Pada kesempatan Siti Bariyah dan temannya Siti Wasilah kerap membersamai safari dakwah Ki Haji Ahmad Dahlan. Mereka mendapat tugas untuk membacakan ayat Al-Qur’an beserta terjemahnya dalam bahasa Belanda.
“Biasanya Ki Haji Ahmad Dahlan memanggil Siti Wasilah. Siti Wasilah diminta untuk membaca Al-Qur’an dengan lagu yang bagus kemudian diminta Siti Bariyah menerjemahkannya dalam bahasa Belanda,” Nasirudin.
“Kemudian baru diterangkan oleh Ki Haji Ahmad Dahlan tentang makna (ayat Al-Qur’an) itu,” jelasnya.
Prestasi Aisyiyah
Nasirudin juga menjelaskan sejumlah kiprah Aisyiyah pada masa Siti Bariyah selama menjabat (1917-1927). Dalam waktu yang cukup cepat, selang dua tahun setelah berdiri, Aisyiyah mendirikan sekolah pendidikan anak usia dini (PAUD).
Pada 24 Agustus 1919 itu, berdirilah sekolah paud pertama di Indonesia milik Aisyiyah yang bernama Froubel Kindergarten Aisyiyah.
“Ini merupakan Paud yang pertama di negara Indonesia yang dikelola oleh pribumi tahun 1919 di Kauman, Yogyakarta,” ungkap Nasirudin.
Lalu pada 1920, Aisyiyah mampu mendirikan Siswa Praja Wanita (SPW) yang selanjutnya berubah nama menjadi Nasyiatul Aisyiyah (NA) pada 1931.
Prestasi yang tak kalah mengagumkan ialah kemampuannya dalam hal literasi. Pada tahun 1923 ia telah mampu menempatkan posisinya sebagai sosok intelektual Muhammadiyah.
Gagsan intelektualnya dimuat dalam koran Suara Muhammadiyah edisi No.IX Tahun ke-4 bulan September 1923 dengan judul Tafsir Maksud Muhammadiyah.
Ia juga mendedikasikan dirinya dalam bidang jurnalistik. Hal ini dibuktikan dengan usahanya merintis pendirian Majalah Suara Aisyiyah pada September 1926.
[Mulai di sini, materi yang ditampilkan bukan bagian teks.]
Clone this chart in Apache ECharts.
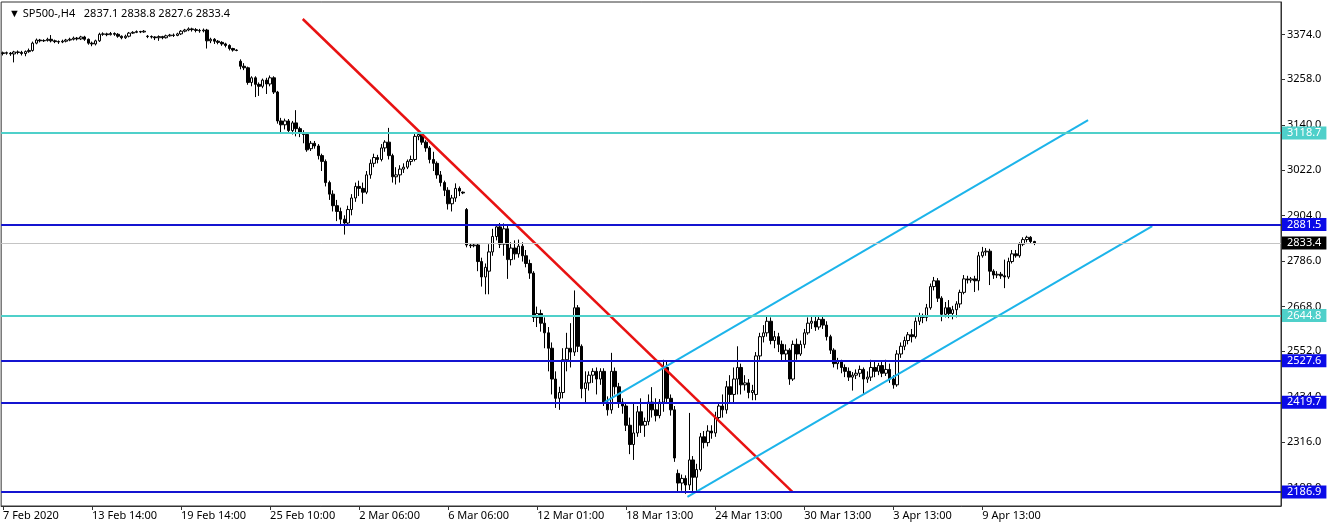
<!DOCTYPE html>
<html><head><meta charset="utf-8">
<script src="https://cdn.jsdelivr.net/npm/echarts/dist/echarts.min.js"></script>
<style>html,body{margin:0;padding:0;background:#fff}#c{width:1332px;height:528px}</style>
</head><body><div id="c"></div>
<script>
const symbolName = 'SP500-,H4';
const opens = [
3325,3327,3326,3324,3329,3328,3325,3330,3333,3352,
3360,3358,3359,3362,3358,3356,3355,3357,3360,3362,
3365,3363,3368,3362,3352,3350,3358,3375,3376,3374,
3377,3375,3370,3366,3370,3378,3380,3382,3381,3370,
3369,3368,3366,3369,3366,3371,3373,3372,3376,3383,
3386,3389,3387,3385,3384,3386,3358,3362,3357,3354,
3350,3346,3338,3334,3305,3292,3288,3250,3262,3245,
3240,3256,3246,3262,3225,3150,3140,3150,3125,3145,
3130,3120,3115,3078,3092,3085,3060,3045,2990,2960,
2930,2915,2895,2885,2920,2950,2980,2975,2965,3010,
3040,3055,3050,3080,3095,3060,3005,3010,3025,3030,
3045,3050,3110,3115,3095,3080,3050,3040,3010,2990,
2970,2935,2950,2975,2965,2920,2828,2826,2828,2785,
2745,2760,2810,2850,2875,2830,2870,2790,2820,2805,
2825,2800,2780,2755,2640,2650,2625,2600,2560,2480,
2430,2445,2530,2560,2550,2665,2565,2455,2470,2490,
2500,2480,2500,2420,2400,2500,2460,2420,2410,2360,
2310,2340,2395,2360,2370,2420,2400,2385,2420,2510,
2430,2400,2235,2210,2222,2205,2270,2225,2245,2330,
2315,2345,2340,2380,2410,2400,2460,2440,2480,2510,
2465,2470,2445,2440,2540,2590,2600,2630,2580,2590,
2570,2545,2555,2480,2570,2545,2570,2600,2625,2630,
2615,2635,2620,2590,2555,2520,2525,2510,2500,2485,
2490,2495,2505,2480,2485,2510,2500,2515,2495,2505,
2480,2465,2545,2565,2580,2595,2590,2630,2645,2640,
2665,2720,2735,2690,2648,2665,2650,2660,2675,2705,
2740,2737,2740,2735,2800,2810,2812,2760,2750,2752,
2748,2745,2785,2805,2800,2830,2842,2848,2837.1];
const closes = [
3327,3326,3324,3329,3328,3325,3330,3333,3352,3360,
3358,3359,3362,3358,3356,3355,3357,3360,3362,3365,
3363,3368,3362,3352,3350,3358,3375,3376,3374,3377,
3375,3370,3366,3370,3378,3380,3382,3381,3383,3369,
3368,3366,3369,3366,3371,3373,3372,3376,3383,3386,
3389,3387,3385,3384,3386,3358,3362,3357,3354,3350,
3346,3338,3334,3333,3292,3288,3250,3262,3245,3240,
3256,3246,3262,3225,3150,3140,3150,3125,3145,3130,
3120,3115,3075,3092,3085,3060,3045,2990,2960,2930,
2915,2895,2885,2920,2950,2980,2975,2965,3010,3040,
3055,3050,3080,3095,3060,3005,3010,3025,3030,3045,
3050,3110,3115,3095,3080,3050,3040,3010,2990,2970,
2935,2950,2975,2968,2963,2828,2826,2828,2785,2745,
2770,2810,2850,2875,2830,2870,2790,2820,2805,2825,
2800,2780,2755,2640,2650,2625,2600,2560,2480,2430,
2445,2530,2560,2550,2665,2565,2455,2470,2490,2500,
2480,2500,2420,2400,2500,2460,2420,2410,2360,2310,
2340,2395,2360,2370,2420,2400,2385,2420,2510,2430,
2400,2275,2210,2222,2205,2270,2225,2245,2330,2315,
2345,2340,2380,2410,2400,2460,2440,2480,2510,2465,
2470,2445,2450,2540,2590,2600,2630,2580,2590,2570,
2545,2555,2480,2570,2545,2570,2600,2625,2630,2615,
2635,2620,2590,2555,2520,2525,2510,2500,2485,2490,
2495,2505,2480,2485,2510,2500,2515,2495,2505,2480,
2465,2545,2565,2580,2595,2590,2630,2645,2640,2665,
2720,2735,2690,2648,2665,2650,2660,2675,2705,2740,
2737,2740,2735,2800,2810,2812,2760,2750,2752,2748,
2745,2785,2805,2800,2830,2842,2848,2837,2833.4];
const lows = [
3320,3322,3319,3302,3323,3320,3318,3327,3330,3349,
3354,3355,3356,3354,3352,3350,3352,3354,3357,3359,
3359,3360,3358,3348,3344,3346,3355,3371,3370,3372,
3371,3366,3362,3363,3367,3376,3378,3378,3379,3365,
3364,3360,3358,3362,3364,3369,3368,3370,3373,3380,
3383,3382,3380,3379,3380,3338,3352,3350,3349,3345,
3341,3333,3330,3331,3284,3282,3244,3240,3212,3215,
3235,3220,3240,3220,3143,3120,3128,3118,3115,3110,
3108,3092,3070,3072,3078,3050,3020,2980,2945,2915,
2890,2880,2855,2880,2905,2940,2955,2935,2960,3000,
3030,3040,3045,3070,3050,2990,2985,2990,3015,3025,
3035,3045,3100,3088,3070,3040,3020,3000,2980,2955,
2920,2915,2940,2955,2960,2822,2820,2822,2760,2720,
2700,2700,2800,2840,2820,2800,2740,2775,2790,2795,
2785,2770,2740,2628,2615,2603,2560,2500,2440,2405,
2400,2430,2500,2510,2540,2550,2430,2420,2450,2470,
2440,2465,2410,2385,2390,2440,2405,2390,2345,2285,
2270,2330,2340,2330,2360,2380,2370,2378,2395,2420,
2385,2265,2188,2190,2182,2192,2185,2188,2240,2300,
2305,2325,2330,2370,2380,2390,2420,2420,2440,2440,
2450,2430,2425,2425,2530,2575,2590,2570,2560,2550,
2525,2525,2465,2475,2530,2540,2560,2595,2610,2605,
2608,2610,2580,2545,2510,2505,2495,2485,2475,2450,
2480,2485,2440,2470,2475,2485,2490,2485,2488,2470,
2455,2460,2535,2555,2570,2575,2585,2620,2625,2630,
2660,2710,2680,2630,2640,2638,2635,2640,2665,2700,
2728,2730,2706,2710,2795,2800,2724,2740,2742,2740,
2716,2740,2780,2795,2795,2825,2835,2832,2827.6];
const highs = [
3330,3330,3329,3332,3333,3332,3333,3338,3356,3364,
3363,3362,3366,3373,3361,3359,3361,3363,3366,3369,
3368,3371,3371,3364,3356,3361,3379,3380,3379,3381,
3380,3378,3372,3374,3381,3383,3385,3384,3386,3373,
3372,3370,3372,3371,3374,3376,3377,3379,3386,3389,
3393,3392,3391,3389,3390,3389,3366,3365,3360,3357,
3353,3349,3340,3336,3310,3300,3291,3266,3266,3250,
3260,3262,3268,3266,3228,3158,3156,3155,3150,3178,
3135,3126,3118,3098,3098,3090,3065,3050,2995,2970,
2945,2925,2905,2930,2960,2990,2995,2990,3020,3050,
3065,3062,3090,3100,3132,3065,3030,3035,3040,3050,
3060,3118,3122,3118,3100,3085,3070,3045,3020,2995,
2978,2958,2988,2980,2967,2924,2832,2831,2832,2795,
2780,2830,2870,2882,2885,2884,2878,2835,2840,2842,
2835,2815,2790,2760,2668,2660,2640,2615,2575,2500,
2460,2560,2600,2625,2710,2672,2570,2500,2500,2508,
2510,2508,2508,2435,2548,2510,2470,2430,2420,2380,
2420,2410,2430,2380,2440,2459,2430,2428,2530,2525,
2440,2410,2245,2232,2230,2392,2280,2260,2340,2345,
2360,2360,2395,2420,2440,2475,2490,2510,2565,2520,
2490,2480,2465,2550,2600,2620,2645,2640,2605,2600,
2580,2570,2560,2580,2585,2580,2610,2640,2645,2645,
2645,2645,2630,2595,2560,2535,2530,2518,2510,2498,
2505,2515,2510,2500,2530,2525,2522,2525,2530,2520,
2490,2555,2575,2590,2602,2610,2640,2652,2650,2675,
2728,2745,2742,2695,2680,2685,2670,2682,2712,2750,
2748,2745,2748,2810,2823,2820,2818,2765,2760,2758,
2790,2795,2815,2815,2835,2848,2852,2851,2838.8];
const xLabels = ['7 Feb 2020','13 Feb 14:00','19 Feb 14:00','25 Feb 10:00','2 Mar 06:00','6 Mar 06:00','12 Mar 01:00','18 Mar 13:00','24 Mar 13:00','30 Mar 13:00','3 Apr 13:00','9 Apr 13:00'];
const yTicks = [3374.0, 3258.0, 3140.0, 3022.0, 2904.0, 2786.0, 2668.0, 2552.0, 2434.0, 2316.0, 2198.0];
const turquoiseLevels = [3118.7, 2644.8];
const blueLevels = [2881.5, 2527.6, 2419.7, 2186.9];
const redTrend = [[80.8, 3414.7], [212.8, 2186.9]];
const channelUpper = [[162.2, 2420.0], [292.5, 3152.0]];
const channelLower = [[184.5, 2174.0], [309.8, 2877.0]];
const yMin = 2150.4, yMax = 3458.8;

const SLOTS = 345, LABEL_EVERY = 24;
const FONT = 'Noto Sans';
const FS = 11;
const TURQ = '#4fd0ca', BLUE_LINE = '#1414d0', BLUE_LBL = '#0a0ae8', RED = '#e81212', CYAN = '#1cb4ea';

const n = closes.length, last = n - 1;
const candleData = opens.map((o, i) => [o, closes[i], lows[i], highs[i]]);
const categories = Array.from({length: SLOTS}, (_, i) => String(i));
const showIdx = (i) => i % LABEL_EVERY === 0 && (i / LABEL_EVERY) < xLabels.length;

const markData = [
  ...turquoiseLevels.map(v => ({yAxis: v, lineStyle: {color: TURQ, width: 2, type: 'solid'}, label: {backgroundColor: TURQ}})),
  ...blueLevels.map(v => ({yAxis: v, lineStyle: {color: BLUE_LINE, width: 2, type: 'solid'}, label: {backgroundColor: BLUE_LBL}})),
  {yAxis: closes[last], lineStyle: {color: '#c4c4c4', width: 1, type: 'solid'}, label: {backgroundColor: '#000'}}
];

const trend = (d, color, w) => ({
  type: 'line', xAxisIndex: 1, yAxisIndex: 0, data: d, symbol: 'none', silent: true,
  lineStyle: {color: color, width: w}, z: 4, animation: false
});

const chart = echarts.init(document.getElementById('c'));
chart.setOption({
  animation: false,
  backgroundColor: '#fff',
  title: {
    text: '\u25BC ' + symbolName + '   ' + [opens[last], highs[last], lows[last], closes[last]].map(v => v.toFixed(1)).join(' '),
    left: 4, top: 3,
    textStyle: {fontFamily: FONT, fontSize: FS, fontWeight: 'normal', color: '#000'}
  },
  grid: {left: 1, right: 51, top: 2, bottom: 22, show: true, borderColor: '#333', borderWidth: 1, backgroundColor: '#fff'},
  xAxis: [{
    type: 'category', data: categories, boundaryGap: true,
    axisLine: {show: true, onZero: false, lineStyle: {color: '#333'}},
    axisTick: {show: true, alignWithLabel: true, interval: showIdx, length: 4, lineStyle: {color: '#333'}},
    axisLabel: {interval: showIdx, formatter: (v, i) => xLabels[i / LABEL_EVERY] || '', align: 'left', margin: 4,
      fontFamily: FONT, fontSize: FS, color: '#000'},
    splitLine: {show: false}
  }, {
    type: 'value', min: -0.5, max: SLOTS - 0.5, show: false
  }],
  yAxis: {
    type: 'value', position: 'right', min: yMin, max: yMax,
    axisLine: {show: true, onZero: false, lineStyle: {color: '#333'}},
    axisTick: {show: true, length: 4, customValues: yTicks, lineStyle: {color: '#333'}},
    axisLabel: {customValues: yTicks, formatter: v => v.toFixed(1), margin: 6, fontFamily: FONT, fontSize: FS, color: '#000'},
    splitLine: {show: false}
  },
  series: [{
    type: 'candlestick', data: candleData, barWidth: 3,
    itemStyle: {color: '#fff', color0: '#000', borderColor: '#000', borderColor0: '#000', borderWidth: 1},
    markLine: {
      symbol: ['none', 'none'], silent: true, animation: false,
      label: {show: true, position: 'end', formatter: p => Number(p.value).toFixed(1), color: '#fff',
        fontFamily: FONT, fontSize: FS, padding: [1, 5, 0, 5], lineHeight: 12, distance: 1},
      data: markData
    }
  },
  trend(redTrend, RED, 2.5),
  trend(channelUpper, CYAN, 2),
  trend(channelLower, CYAN, 2)]
});
</script></body></html>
Dedikasi dan karyanya yang besar di atas kepada umat sangat patut diapresiasi. Namanya mungkin tak seterkenal sang kakak yang juga tokoh Muhammdiyah seperti Ki Bagus Hadikusumo, Fachruddin, Muhammad Syujak.
Ia wafat pada usia 27 tahun ketika melahirkan puteranya yang ketiga.